Margaret Thatcher won the annual refund from the EU in 1984 at a summit in Fontainebleau at which she wielded her handbag and demanded Britain's money back. Officially known as the abatement, the rebate compensates the UK for paying more into EU coffers than it gets back. That is mainly because Britain receives little from the Common Agricultural Policy compared with other big countries. British contributions vary from year to year as does the rebate but it is usually in the region of €4bn to €5bn annually.

Why is the rebate under pressure?

Britain has to negotiate it in June when the next EU funding period (2007-13) is up for discussion. The UK has a veto but is in a minority of one in defending the rebate. The case for it has weakened since 1984 because Britain has become richer and the proportion of the EU budget devoted to farm subsidy has shrunk. Several other countries now also pay much more into the EU than they get out, including Germany, the Netherlands, Sweden and Austria. And all EU countries contribute to the UK's cashback. When eight former Communist countries joined the EU last year they were unimpressed to find themselves contributing millions to fund the British rebate.

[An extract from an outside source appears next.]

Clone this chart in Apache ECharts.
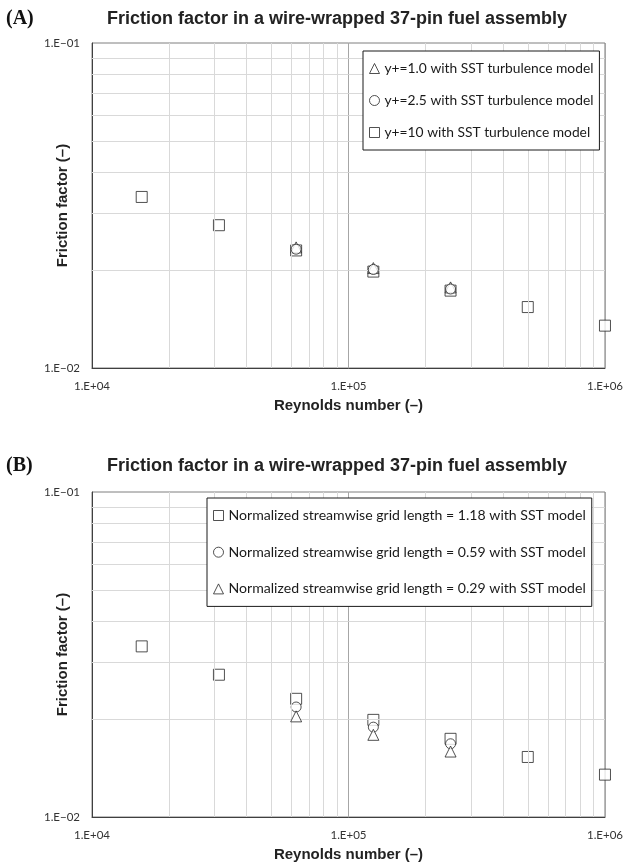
<!DOCTYPE html>
<html>
<head>
<meta charset="utf-8">
<script src="https://cdn.jsdelivr.net/npm/echarts@6/dist/echarts.min.js"></script>
<style>
  html, body { margin: 0; padding: 0; background: #fff; }
  #chart { width: 626px; height: 863px; }
</style>
</head>
<body>
<div id="chart"></div>
<script>
// Reynolds numbers of the simulated cases
const reynolds = [15625, 31250, 62500, 125000, 250000, 500000, 1000000];
const reynoldsMid = [62500, 125000, 250000];

// (A) wall resolution study
const yPlus10 = [0.0336, 0.0275, 0.0230, 0.0198, 0.0173, 0.0154, 0.0135];
const yPlus25 = [0.0232, 0.0201, 0.0175];
const yPlus10Fine = [0.0235, 0.0203, 0.0177];

// (B) streamwise grid study
const grid118 = [0.0335, 0.0274, 0.0231, 0.0199, 0.0174, 0.0153, 0.0135];
const grid059 = [0.0218, 0.0189, 0.0168];
const grid029 = [0.0204, 0.0179, 0.0159];

// Minor grid values (2..9 within each decade)
const minorX = [2e4, 3e4, 4e4, 5e4, 6e4, 7e4, 8e4, 9e4, 2e5, 3e5, 4e5, 5e5, 6e5, 7e5, 8e5, 9e5];
const minorY = [0.02, 0.03, 0.04, 0.05, 0.06, 0.07, 0.08, 0.09];

const titleText = 'Friction factor in a wire-wrapped 37-pin fuel assembly';
const xName = 'Reynolds number (\u2013)';
const yName = 'Friction factor (\u2013)';
const namesA = ['y+=1.0 with SST turbulence model', 'y+=2.5 with SST turbulence model', 'y+=10 with SST turbulence model'];
const namesB = ['Normalized streamwise grid length = 1.18 with SST model',
                'Normalized streamwise grid length = 0.59 with SST model',
                'Normalized streamwise grid length = 0.29 with SST model'];

function sciLabel(v) {
  const e = Math.round(Math.log10(v));
  const sign = e < 0 ? '\u2212' : '+';
  const a = Math.abs(e);
  return '1.E' + sign + (a < 10 ? '0' + a : '' + a);
}

const pairs = (xs, ys) => xs.map((x, i) => [x, ys[i]]);

const tickFont = { fontFamily: 'Lato', fontSize: 11.5, color: '#333' };
const nameFont = { fontFamily: 'Liberation Sans', fontSize: 15, fontWeight: 'bold', color: '#222' };

function makeX(gi) {
  return {
    type: 'log', logBase: 10, gridIndex: gi, min: 1e4, max: 1e6,
    name: xName, nameLocation: 'middle', nameGap: 30, nameMoveOverlap: false, nameTextStyle: nameFont,
    axisLine: { show: true, lineStyle: { color: '#404040', width: 1 } },
    axisTick: { show: false },
    axisLabel: Object.assign({ margin: 12, formatter: sciLabel }, tickFont),
    splitLine: { show: true, lineStyle: { color: '#a6a6a6', width: 1 } },
    minorTick: { show: false }, minorSplitLine: { show: false }
  };
}
function makeY(gi) {
  return {
    type: 'log', logBase: 10, gridIndex: gi, min: 0.01, max: 0.1,
    name: yName, nameLocation: 'middle', nameGap: 22, nameMoveOverlap: false, nameRotate: 90, nameTextStyle: nameFont,
    axisLine: { show: true, lineStyle: { color: '#404040', width: 1 } },
    axisTick: { show: false },
    axisLabel: Object.assign({ margin: 12, formatter: sciLabel }, tickFont),
    splitLine: { show: false }
  };
}

// Light grid lines drawn through the axis scales
function gridSeries(gi) {
  const lines = minorX.map(v => ({ xAxis: v })).concat(minorY.map(v => ({ yAxis: v })));
  return {
    type: 'line', xAxisIndex: gi, yAxisIndex: gi, data: [], z: 1, silent: true,
    markLine: {
      silent: true, symbol: ['none', 'none'], animation: false,
      label: { show: false },
      lineStyle: { color: '#d9d9d9', width: 1, type: 'solid' },
      emphasis: { disabled: true },
      data: lines
    }
  };
}

const markerStyle = { color: '#ffffff', borderColor: '#262626', borderWidth: 1 };
function pts(name, gi, symbol, size, data, z) {
  return {
    name: name, type: 'scatter', xAxisIndex: gi, yAxisIndex: gi,
    symbol: symbol, symbolSize: size, data: data, z: z, clip: false,
    itemStyle: markerStyle, emphasis: { disabled: true }, animation: false
  };
}

const legendBase = {
  orient: 'vertical', backgroundColor: '#fff', borderColor: '#1a1a1a', borderWidth: 1,
  padding: [10, 6, 10, 6], itemWidth: 10, itemHeight: 10,
  selectedMode: false, z: 20,
  itemStyle: { color: '#ffffff', borderColor: '#262626', borderWidth: 1 }
};
const legendText = (size) => ({ fontFamily: 'Lato', fontSize: size, color: '#1a1a1a', lineHeight: 15 });

const panelTitle = (text, top) => ({
  text: text, left: 6, top: top, padding: 0,
  textStyle: { fontFamily: 'Liberation Serif', fontSize: 20, fontWeight: 'bold', color: '#111' }
});
const mainTitle = (top) => ({
  text: titleText, left: 107, top: top, padding: 0,
  textStyle: { fontFamily: 'Liberation Sans', fontSize: 18, fontWeight: 'bold', color: '#222' }
});

const chart = echarts.init(document.getElementById('chart'), null, { renderer: 'canvas' });
chart.setOption({
  animation: false,
  backgroundColor: '#fff',
  title: [panelTitle('(A)', 9), mainTitle(10), panelTitle('(B)', 456), mainTitle(457)],
  grid: [
    { left: 92, top: 43, width: 515, height: 325, show: true, borderColor: '#7f7f7f', borderWidth: 1, backgroundColor: 'transparent' },
    { left: 92, top: 492, width: 515, height: 325, show: true, borderColor: '#7f7f7f', borderWidth: 1, backgroundColor: 'transparent' }
  ],
  xAxis: [makeX(0), makeX(1)],
  yAxis: [makeY(0), makeY(1)],
  legend: [
    Object.assign({}, legendBase, { left: 363, top: 51, itemGap: 17, textStyle: legendText(13.8), data: namesA }),
    Object.assign({}, legendBase, { left: 207, top: 498, itemGap: 21.7, textStyle: legendText(14.1), data: namesB })
  ],
  series: [
    gridSeries(0),
    gridSeries(1),
    pts(namesA[0], 0, 'triangle', 11, pairs(reynoldsMid, yPlus10Fine), 4),
    pts(namesA[1], 0, 'circle', 10, pairs(reynoldsMid, yPlus25), 5),
    pts(namesA[2], 0, 'rect', 11, pairs(reynolds, yPlus10), 3),
    pts(namesB[0], 1, 'rect', 11, pairs(reynolds, grid118), 3),
    pts(namesB[1], 1, 'circle', 10, pairs(reynoldsMid, grid059), 4),
    pts(namesB[2], 1, 'triangle', 11, pairs(reynoldsMid, grid029), 5)
  ]
});
</script>
</body>
</html>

How good is Britain's case?

Britain says that without the rebate it would have paid 14 times more into the EU than France between 1995 and 2002, and 10 times more than Italy net per capita. That is only half of the story, however. Britain's case is good compared to France but not compared to that of the Netherlands or Austria. The UK has a better (if self-serving) point when it says other net payers will benefit more by capping overall EU spending than by trying to divide the benefits of the rebate among them.

Why is it in the news now?

Tony Blair hoped to keep it off the agenda until after the election. But the Luxembourg presidency of the EU has tabled the issue formally. A document discussed by ministers yesterday listed as the first of four questions requiring "further in-depth examination" the issue of "the UK rebate (justification, modalities, duration"). Other items the Luxembourgers want to discuss include a "generalised correction mechanism" to share the benefits of the rebate with other net-paying countries, and of a single tax to fund the EU (now there is a complex formula based on VAT receipts and duties). The document also has better news for the UK because it argues that EU spending in 2007-13 will have to be less than that proposed by the European Commission. A compromise, it says, "will inevitably result in some reductions in each and every category of [EU] expenditure".

When will it be sorted out?

Probably not in June, when it is supposed to be. Whoever is Prime Minister will hardly want to surrender the rebate without a fight. Britain's critics are taking an increasingly hard line. At least one summit rift is likely before a compromise can be struck.